More JPs needed in Manchester — Custos Green
Three Justices of the Peace (seated from right) and Corporal Astill Anderson display their awards. Justice Minister Delroy Chuck (standing third right), and custos of Manchester Garfield Green (standing second left) are among leaders posing for a photo with the awardees at the inaugural Manchester Justices of the Peace Association awards banquet in Mandeville recently. (Photo: Kasey Williams)

MANDEVILLE, Manchester — Custos of Manchester Garfield Green says this south-central parish needs 2,000 justices of the peace (JPs) to adequately serve citizens, even as he has set a target to bolster the Manchester Justices of the Peace Association to 500 JPs by year end.

Speaking at the association's inaugural banquet and awards ceremony at Church Teachers' College in Mandeville recently, Green encouraged JPs to serve with pride and respect.

"We currently have 424 commissioned JPs…Manchester based on its population must have 2,000 serving JPs at any given time. That is one JP to every hundred citizens in the parish, so I am asking the bright [and] committed persons, who want to serve to please put in your application," he said.
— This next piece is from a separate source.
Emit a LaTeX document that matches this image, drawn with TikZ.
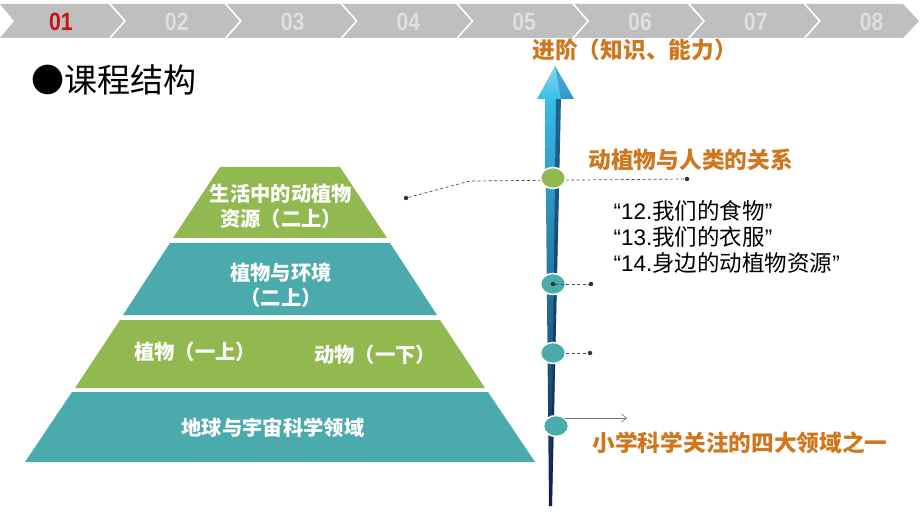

Green pointed out that an ethics committee was coordinated to vet complaints against JPs.

"We have 10 JPs who were brought before the ethics committee and we had two JPs who were removed from office. Many out there need the services from JPs and we must serve them with pride and respect," added Green.

The custos said he is concerned about the complaints being made against JPs.
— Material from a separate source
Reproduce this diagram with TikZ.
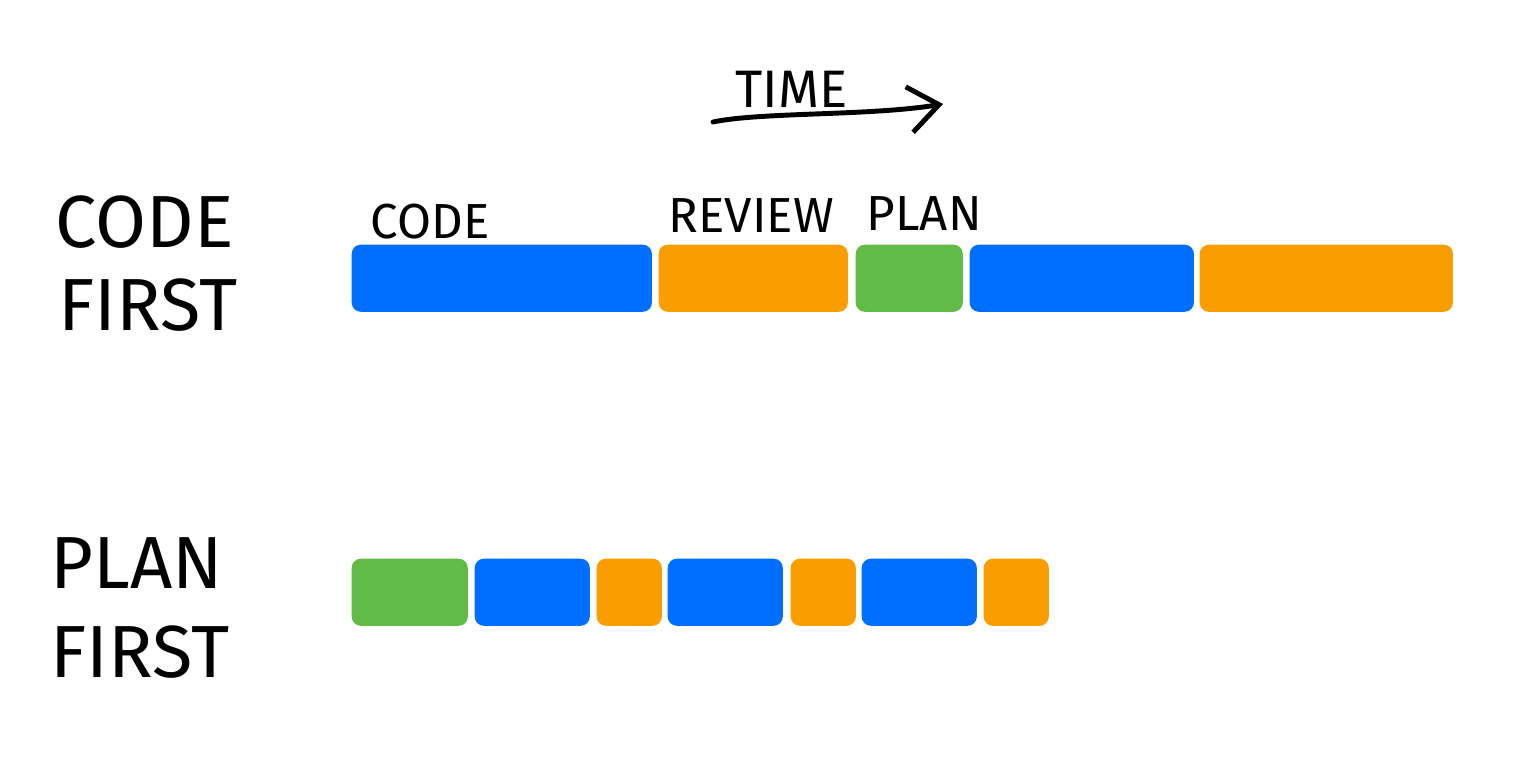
\documentclass[tikz,border=0pt]{standalone}
\usepackage{fontspec}
\setmainfont{Fira Sans}
\usetikzlibrary{arrows.meta}
\definecolor{codeblue}{RGB}{0,110,255}
\definecolor{revieworange}{RGB}{249,157,0}
\definecolor{plangreen}{RGB}{98,187,71}
\tikzset{
    %Define standard arrow tip
    >={Straight Barb[length=3mm,width=4.6mm]},
    %Define style for the time bars
    bar/.style={
           rectangle,
           rounded corners=0.09cm,
           anchor=north west,
           inner sep=0pt,
           minimum height=0.67cm},
    % Define styles for the hand lettering
    rowlabel/.style={
           anchor=west,
           inner sep=0pt,
           font=\fontsize{21}{21}\selectfont},
    barlabel/.style={
           anchor=west,
           inner sep=0pt,
           font=\fontsize{14}{14}\selectfont},
    % Define arrow style
    pil/.style={
           ->,
           line width=1.4pt,
           line cap=round}
}
\begin{document}
\begin{tikzpicture}[x=0.01cm,y=-0.01cm]
\useasboundingbox (0,0) rectangle (1525,760);

%time axis
\node[barlabel, font=\fontsize{15}{15}\selectfont] (time) at (735,89) {TIME};
\coordinate (timestart) at (713,122);
\coordinate (timeend) at (943,104);
\draw[pil] (timestart) .. controls (760,112) and (870,116) .. (timeend);

%code first
\node[rowlabel] (codefirst1) at (55,222) {CODE};
\node[rowlabel] (codefirst2) at (58,305) {FIRST};

\node[bar, fill=codeblue, minimum width=3.00cm] (cf1) at (351,244) {};
\node[bar, fill=revieworange, minimum width=1.89cm] (cf2) at (658,244) {};
\node[bar, fill=plangreen, minimum width=1.07cm] (cf3) at (855,244) {};
\node[bar, fill=codeblue, minimum width=2.24cm] (cf4) at (969,244) {};
\node[bar, fill=revieworange, minimum width=2.53cm] (cf5) at (1199,244) {};

\node[barlabel] (codelabel) at (370,222) {CODE};
\node[barlabel] (reviewlabel) at (668,216) {REVIEW};
\node[barlabel] (planlabel) at (866,214) {PLAN};

%plan first
\node[rowlabel] (planfirst1) at (50,563) {PLAN};
\node[rowlabel] (planfirst2) at (50,652) {FIRST};

\node[bar, fill=plangreen, minimum width=1.16cm] (pf1) at (351,558) {};
\node[bar, fill=codeblue, minimum width=1.15cm] (pf2) at (474,558) {};
\node[bar, fill=revieworange, minimum width=0.65cm] (pf3) at (596,558) {};
\node[bar, fill=codeblue, minimum width=1.15cm] (pf4) at (667,558) {};
\node[bar, fill=revieworange, minimum width=0.65cm] (pf5) at (790,558) {};
\node[bar, fill=codeblue, minimum width=1.15cm] (pf6) at (861,558) {};
\node[bar, fill=revieworange, minimum width=0.65cm] (pf7) at (983,558) {};

\end{tikzpicture}
\end{document}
"We must always consider the impact of our actions, especially for those of us who took the oath to serve in the office of Justice of the Peace…the way we respond to people; the way we carry ourselves. I get reports from the court about persons who go to sit as Lay Magistrates and the way they are dressed to attend court was bad," stressed Green.
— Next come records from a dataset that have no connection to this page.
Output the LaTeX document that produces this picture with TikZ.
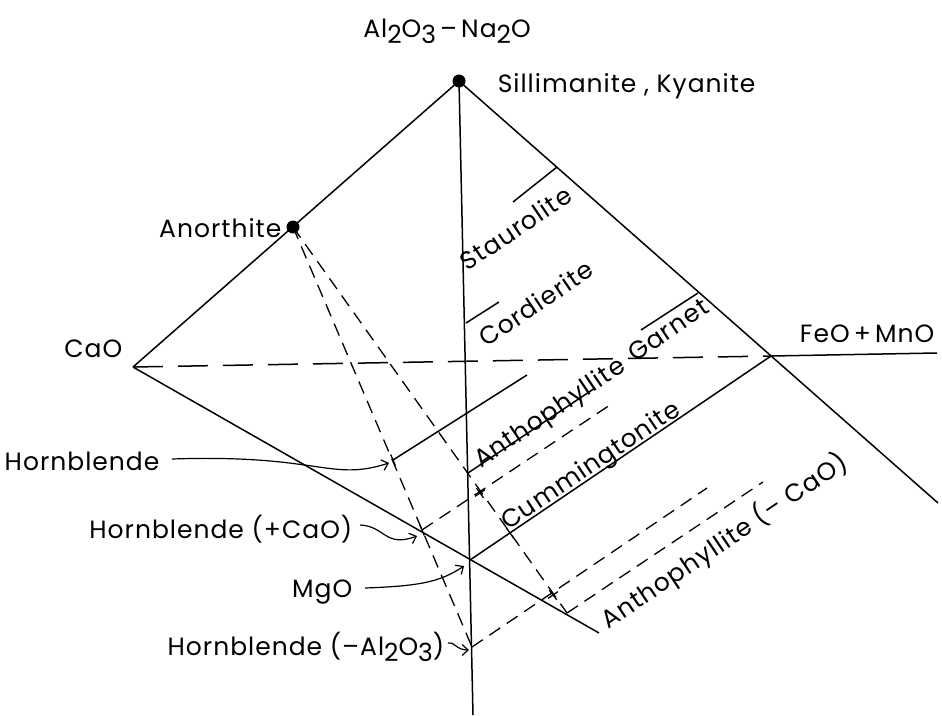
\documentclass[tikz,border=0pt]{standalone}
\usepackage{fontspec}
\setmainfont[LetterSpace=4]{Poppins}
\usetikzlibrary{arrows.meta,calc}
\newcommand{\sbs}[1]{\raisebox{-0.5ex}{#1}}
\newcommand{\rtick}[2]{\draw[ticksty] ($(#1)!-6pt!(#2)$) -- ($(#1)!6pt!(#2)$);}
\begin{document}
\begin{tikzpicture}[x=1pt,y=-1pt,
  line width=1.5pt,
  lbl/.style={font=\fontsize{25}{29}\selectfont, inner sep=0pt},
  rlbl/.style={lbl, rotate=34, anchor=base},
  longdash/.style={dash pattern=on 30pt off 15pt},
  shortdash/.style={dash pattern=on 13pt off 8pt, line width=1.3pt},
  ptr/.style={line width=1.2pt, -{Straight Barb[length=6pt,width=11pt]}},
  ticksty/.style={line width=1.3pt},
  dot/.style={circle, fill=black, inner sep=0pt, minimum size=13pt}]
\useasboundingbox (0,0) rectangle (942,715);
% main points
\coordinate (A) at (459,81);
\coordinate (An) at (293,227);
\coordinate (C) at (133,367);
\coordinate (F) at (771,356);
\coordinate (M) at (470,560);
\coordinate (Aend) at (938,503);
\coordinate (Fend) at (937,353);
\coordinate (Cend) at (599,633);
\coordinate (Vbot) at (473,715);
% tie-line points
\coordinate (St1) at (513,202); \coordinate (St2) at (557,167);
\coordinate (Co1) at (466,323); \coordinate (Co2) at (499,302);
\coordinate (Ga1) at (641,330); \coordinate (Ga2) at (698,293);
\coordinate (Hb1) at (393,460); \coordinate (Hb2) at (527,375);
\coordinate (At1) at (468,473); \coordinate (At2) at (595,388);
\coordinate (Hc1) at (422,530); \coordinate (Hc2) at (610,405);
\coordinate (Ha1) at (472,647); \coordinate (Ha2) at (707,488);
\coordinate (Ac1) at (567,613); \coordinate (Ac2) at (763,482);
\coordinate (X1) at (480,493);
\coordinate (X2) at (510,533);
\coordinate (X3) at (553,595);
% frame lines
\draw (C) -- (A) -- (Vbot);
\draw (A) -- (Aend);
\draw (C) -- (Cend);
\draw (M) -- (F) -- (Fend);
\draw[longdash] (C) -- (F);
% solid tie lines
\draw (St1) -- (St2);
\draw (Co1) -- (Co2);
\draw (Ga1) -- (Ga2);
\draw (Hb1) -- (Hb2);
\draw (At1) -- (At2);
% dashed lines
\draw[shortdash] (An) -- (Ha1);
\draw[shortdash] (An) -- (Ac1);
\draw[shortdash] (Hc1) -- (Hc2);
\draw[shortdash] (Ha1) -- (Ha2);
\draw[shortdash] (Ac1) -- (Ac2);
% ticks at crossings
\rtick{X1}{Ac1}
\rtick{X1}{Hc2}
\rtick{X2}{Ac1}
\rtick{X3}{Ac1}
\rtick{X3}{Ha2}
\rtick{Hc1}{Ha1}
\rtick{Hb1}{Ha1}
% dots
\node[dot] (Adot) at (A) {};
\node[dot] (Andot) at (An) {};
% labels
\node[lbl, anchor=base] (tAl) at (447,37) {Al\sbs{2}O\sbs{3}\,–\,Na\sbs{2}O};
\node[lbl, anchor=base west] (tSil) at (497,92) {Sillimanite , Kyanite};
\node[lbl, anchor=base east] (tAn) at (282,237) {Anorthite};
\node[lbl, anchor=base east] (tCa) at (123,357) {CaO};
\node[lbl, anchor=base east] (tFe) at (935,342) {FeO\,+\,MnO};
\node[lbl, anchor=base west] (tHb) at (4,470) {Hornblende};
\node[lbl, anchor=base east] (tHc) at (353,538) {Hornblende (+CaO)};
\node[lbl, anchor=base east] (tMg) at (353,597) {MgO};
\node[lbl, anchor=base east] (tHa) at (445,655) {Hornblende (–Al\sbs{2}O\sbs{3})};
\node[rlbl] (tSt) at (521,236) {Staurolite};
\node[rlbl] (tCo) at (541,311) {Cordierite};
\node[rlbl] (tAt) at (554,419) {Anthophyllite};
\node[rlbl] (tGa) at (673,337) {Garnet};
\node[rlbl] (tCu) at (595,472) {Cummingtonite};
\node[rlbl] (tAc) at (729,548) {Anthophyllite (– CaO)};
% pointer arrows
\coordinate (p1) at (172,459);
\coordinate (p2) at (360,525);
\coordinate (p3) at (365,588);
\coordinate (p4) at (448,643);
\draw[ptr] (p1) .. controls (320,454) and (330,482) .. ($(Hb1)+(-4,3)$);
\draw[ptr] (p2) .. controls (385,526) and (385,548) .. ($(Hc1)+(-5,6)$);
\draw[ptr] (p3) .. controls (420,586) and (440,582) .. ($(M)+(-6,6)$);
\draw[ptr] (p4) .. controls (454,641) and (456,650) .. ($(Ha1)+(-3,3)$);
\end{tikzpicture}
\end{document}
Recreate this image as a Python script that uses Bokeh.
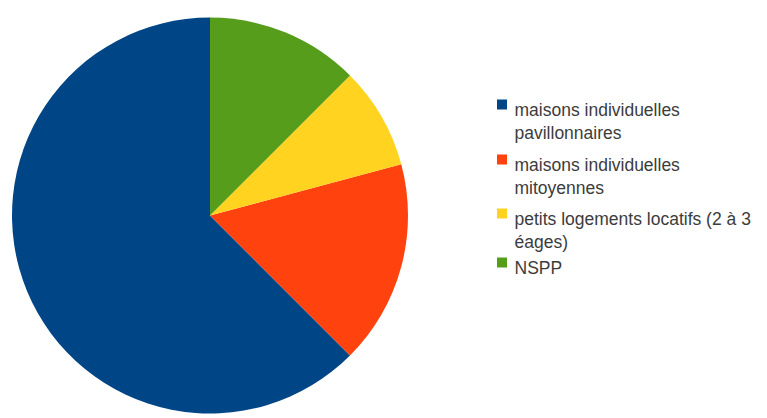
import numpy as np
from bokeh.plotting import figure
from bokeh.models import ColumnDataSource, Range1d
from bokeh.core.properties import value
from bokeh.embed import file_html
from bokeh.resources import INLINE

# ---- data ----
categories = [
    "maisons individuelles pavillonnaires",
    "maisons individuelles mitoyennes",
    "petits logements locatifs (2 à 3 éages)",
    "NSPP",
]
legend_lines = [
    ["maisons individuelles", "pavillonnaires"],
    ["maisons individuelles", "mitoyennes"],
    ["petits logements locatifs (2 à 3", "éages)"],
    ["NSPP"],
]
values = [15, 4, 2, 3]
colors = ["#004586", "#ff420e", "#ffd320", "#579d1c"]

W, H = 767, 418
p = figure(width=W, height=H, output_backend="svg", toolbar_location=None,
           x_range=Range1d(0, W), y_range=Range1d(0, H), min_border=0)
p.axis.visible = False
p.grid.visible = False
p.outline_line_color = None
p.background_fill_color = "white"

# pie (counter-clockwise from 12 o'clock)
vals = np.array(values, dtype=float)
frac = vals / vals.sum()
ends = np.pi / 2 + 2 * np.pi * np.cumsum(frac)
starts = np.concatenate([[np.pi / 2], ends[:-1]])
src = ColumnDataSource(dict(start=starts, end=ends, color=colors, cat=categories))
cx, cy, r = 209.5, H - 215.0, 198.0
p.wedge(x=cx, y=cy, radius=r, start_angle="start", end_angle="end",
        fill_color="color", line_color=None, source=src)

# legend
sq_centers = [104, 159, 213, 262]  # page y of item squares
sq_x = 501.5
txt_x = 514
line_h = 23.5
p.scatter(x=[sq_x] * 4, y=[H - c for c in sq_centers], marker="square",
          size=10, fill_color=colors, line_color=None)
tx, ty, tt = [], [], []
for c, lines in zip(sq_centers, legend_lines):
    for i, ln in enumerate(lines):
        tx.append(txt_x)
        ty.append(H - (c + 5) - i * line_h)
        tt.append(ln)
p.text(x=tx, y=ty, text=tt, text_font=value("Liberation Sans"),
       text_font_size="17.5px", text_color="#3c3c3c",
       text_baseline="alphabetic", text_align="left")

open("out.html", "w").write(file_html(p, INLINE))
"A man pulls on a blazer with jeans and crocs and socks and is going to serve as a Lay Magistrate in court. Now, we have to take our responsibilities seriously and not because we have some authority that does not make us or give us the authority to look down on people sitting on the other side of us. We must respect people at all times regardless of the situation they are in, we must show respect to them," added Green.

He highlighted the exemplary work of JPs whom he said "have been identified as honourary Justices of the Peace based on their work in their communities and based on how they have presented themselves".

Reverend Joan Smith, who was among the awardees at the ceremony, was inducted into the Manchester Justice of the Peace Association's Hall of Fame.

Minister of Justice Delroy Chuck lauded the association and JPs for their volunteerism.

"It is quite clear that this JP association is well organised and that you are really exemplifying everything that I conceive that it should be and we hope that it will be a trendsetter for other parish associations," he said.

"I expect this JP association to not only be the body to which all JPs in the parish will belong, but on an annual basis you have something like this where you reward the volunteers for the work that they do in their communities," added Chuck.

He said "the parish association must be the body that is the voice and the beacon of not only the JP association, but of civil society and everything that is good in Manchester".

"Justices of the Peace, you must do what your name says, you do justice and you assist in bringing peace in your community, so it is very important that you work closely with the police [and] community," he said.

"The Ministry of Justice will assist you in ensuring that the Alternative Dispute Resolution mechanisms are available in every nook and cranny of the parish," added Chuck.